# How best to maintain driver/drill batteries?



## doggmann (Dec 10, 2013)

I did a quick search, as I imagined this would already be in the forums but didn't quite find what I needed...

There's controversy in my department about how best to keep the batteries for our driver/drills. They're mostly 14.4V dewalts with a couple 18v. I came in this year as the department's tech director, but the past tech director is still on staff and has trouble letting go of various duties.

Should the batteries be left in the chargers (sometimes weeks, when vacations roll around, coming up soon)?

Should batteries be left on the drill/driver when not in use?

My practice has always been to return drills to boxes, complete with battery, unless battery is low (like if it was just used for an hour or two). If it was just used for a quick fix - just put it away. Low and dead batteries go to the chargers and whenever I or anyone notices a battery is done charging, it's moved to the shelf below marked "CHARGED." Then, everyone knows where to find a charged battery, and everyone knows where to charge the dead ones.

Any advice out there?

T'hanks!!!


----------



## TheaterEd (Dec 10, 2013)

My batteries suggest that they only have to charge for one hour, but once a month or so they should be charged for a full 8 hours to reset them. I personally leave them in their drill until they are dead. I have extras though. I have only had them for a month or so though, so I am interested to hear others responses.


----------



## josh88 (Dec 10, 2013)

Most manuals say whether or not you can/should leave batteries on after fully charged. My understanding is that most of the new lithium Ion batteries have smart chargers that don't keep giving full power to the battery after its done which makes leaving them on the charger fine. This isn't the case with older ni-cad batteries however.

I still take my Lithiums off out of habit. 

A decent lifehacker article on the subject.
http://www.lifehacker.com.au/2011/06/ask-lh-can-i-keep-my-cordless-tools-charged-up-all-the-time/


----------



## Bart53 (Jan 30, 2014)

I'm with you on this one Doggmann; take the batteries off out of the charger after they are fully charged. Use them until they are nearly fully discharged, then charge to full. An old habit I learned with NiCads, but it still serves me well. I suspect the reason that the former director's policy was in place was to prevent finding a dead battery for the tools when it was needed.


----------



## silicsound (Feb 3, 2014)

If they are Li-Ion, keep them it the chargers. There is a chip in the battery that monitors the batteries charge; and prevents you from charging it if the battery becomes to depleted, for safety reasons. Ironically, the same chip will drain all the power and prevent it from charging if left sitting for a few months.


----------



## robartsd (Jun 19, 2014)

Modern batteries and/or their chargers have overcharge protection (for safety reasons as well as convienience). Some old battery chemistry (like Ni-Cad) suffered from "memory effect" when used with incomplete charge/discharge cycles, but batteries that suffer from "memory effect" are no longer common. For convienience of working most people want to have fully-charged batteries at the ready, so they keep them in the charger. How they age when not in use varies significantly with the battery technology.

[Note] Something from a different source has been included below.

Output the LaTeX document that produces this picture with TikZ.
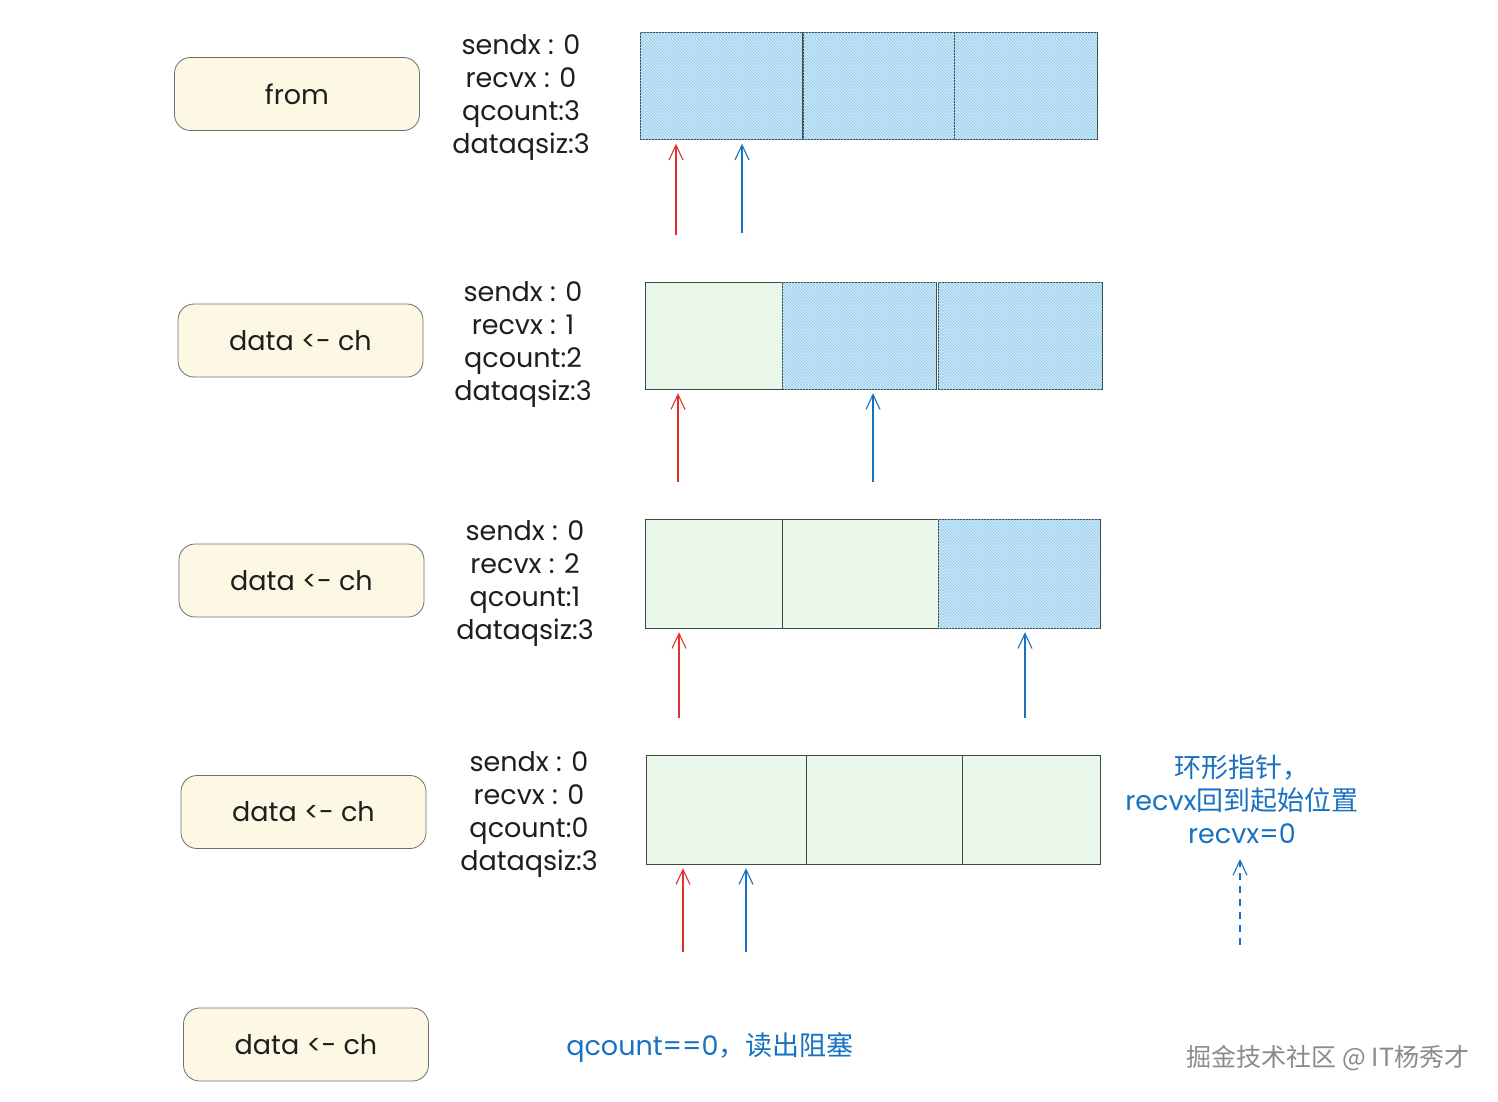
\documentclass[tikz,border=0pt]{standalone}
\usepackage{fontspec}
\setmainfont{Poppins}
\newfontfamily\cjk{Noto Sans CJK SC}
\usetikzlibrary{arrows.meta,positioning,patterns}
\definecolor{ink}{HTML}{1E1E1E}
\definecolor{boxfill}{HTML}{FCF8E3}
\definecolor{boxline}{HTML}{6E6E6E}
\definecolor{cellline}{HTML}{3F4A45}
\definecolor{fullfill}{HTML}{CDEBF8}
\definecolor{fullline}{HTML}{8CC4EA}
\definecolor{emptyfill}{HTML}{EAF8EC}
\definecolor{sendred}{HTML}{E03131}
\definecolor{recvblue}{HTML}{1971C2}
\definecolor{markgray}{HTML}{8A8A8A}

\begin{document}
\begin{tikzpicture}[x=1pt,y=-1pt,
        >={Straight Barb[length=15pt,width=14pt]},
        every node/.style={font=\fontsize{27}{33}\selectfont, text=ink},
        opbox/.style={draw=boxline, fill=boxfill, rounded corners=16pt,
            minimum width=245, minimum height=73, line width=0.8pt},
        stats/.style={align=center},
        cellfull/.style={draw=cellline, fill=fullfill, inner sep=0pt,
            postaction={pattern=north west lines, pattern color=fullline}},
        cellempty/.style={draw=cellline, fill=emptyfill, inner sep=0pt},
        sendptr/.style={->, draw=sendred, line width=1.1pt, shorten >=4pt},
        recvptr/.style={->, draw=recvblue, line width=1.1pt, shorten >=4pt},
        note/.style={text=recvblue, align=center},
        ]
        \useasboundingbox (0,0) rectangle (1498,1102);

        % step 0: buffer full
        \node[opbox]                    (op0) at (297,94)      {from};
        \node[stats]                    (st0) at (521,98)      {sendx : 0\\recvx : 0\\qcount:3\\dataqsiz:3};
        \node[cellfull, minimum width=162, minimum height=107] (b0a) at (721,86)    {};
        \node[cellfull, minimum width=151, minimum height=107] (b0b) at (878.5,86)  {};
        \node[cellfull, minimum width=143, minimum height=107] (b0c) at (1025.5,86) {};
        \coordinate (s0) at (676,235);
        \coordinate (r0) at (742,233);
        \draw[sendptr] (s0) -- (s0 |- b0a.south);
        \draw[recvptr] (r0) -- (r0 |- b0a.south);

        % step 1
        \node[opbox]                    (op1) at (300.5,340.5) {data <- ch};
        \node[stats]                    (st1) at (523,345)     {sendx : 0\\recvx : 1\\qcount:2\\dataqsiz:3};
        \node[cellempty, minimum width=137, minimum height=107] (b1a) at (713.5,335.5) {};
        \node[cellfull,  minimum width=154, minimum height=107] (b1b) at (859,335.5)   {};
        \node[cellfull,  minimum width=164, minimum height=107] (b1c) at (1020,335.5)  {};
        \coordinate (s1) at (678,482);
        \coordinate (r1) at (873,482);
        \draw[sendptr] (s1) -- (s1 |- b1a.south);
        \draw[recvptr] (r1) -- (r1 |- b1b.south);

        % step 2
        \node[opbox]                    (op2) at (301.5,580.5) {data <- ch};
        \node[stats]                    (st2) at (525,584)     {sendx : 0\\recvx : 2\\qcount:1\\dataqsiz:3};
        \node[cellempty, minimum width=137, minimum height=109] (b2a) at (713.5,573.5) {};
        \node[cellempty, minimum width=156, minimum height=109] (b2b) at (860,573.5)   {};
        \node[cellfull,  minimum width=162, minimum height=109] (b2c) at (1019,573.5)  {};
        \coordinate (s2) at (679,718);
        \coordinate (r2) at (1025,718);
        \draw[sendptr] (s2) -- (s2 |- b2a.south);
        \draw[recvptr] (r2) -- (r2 |- b2c.south);

        % step 3: buffer empty
        \node[opbox]                    (op3) at (303.5,812)   {data <- ch};
        \node[stats]                    (st3) at (529,815)     {sendx : 0\\recvx : 0\\qcount:0\\dataqsiz:3};
        \node[cellempty, minimum width=160, minimum height=109] (b3a) at (726,809.5)  {};
        \node[cellempty, minimum width=156, minimum height=109] (b3b) at (884,809.5)  {};
        \node[cellempty, minimum width=138, minimum height=109] (b3c) at (1031,809.5) {};
        \coordinate (s3) at (683,952);
        \coordinate (r3) at (746,952);
        \draw[sendptr] (s3) -- (s3 |- b3a.south);
        \draw[recvptr] (r3) -- (r3 |- b3a.south);
        \node[note]                     (wrap) at (1242,799)   {{\cjk 环形指针，}\\recvx{\cjk 回到起始位置}\\recvx=0};
        \coordinate (w0) at (1240,945);
        \draw[recvptr, dash pattern=on 7pt off 6pt, shorten >=12pt] (w0) -- (wrap.south -| w0);

        % step 4: blocked
        \node[opbox]                    (op4) at (306,1044.5)  {data <- ch};
        \node[note]                     (blk) at (710,1048)    {qcount==0{\cjk ，读出阻塞}};
        \node[text=markgray, font=\fontsize{25}{30}\selectfont] (mark) at (1328,1058) {\cjk 掘金技术社区 @ IT杨秀才};
\end{tikzpicture}
\end{document}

Li-Ion is now the prevailing portable recharagable battery technology due to high energy density and light weight. They age the fastest when they are warm and fully charged. Fully depleted can cause premature death because the integrated monitoring circuits are not designed to be without power (the circuit will stop powering the device with some reserve left, but the battery should be returned to the charger fairly soon at that point). For long term dormancy, I've seen recommendations of refrigerating a Li-Lon battery with 30% charge (protect from freezing and check charge every few months). On the other hand, lead-acid batteries age most when stored in any state of discharge, so they should be maintained on a trickle charge as much as possible.


----------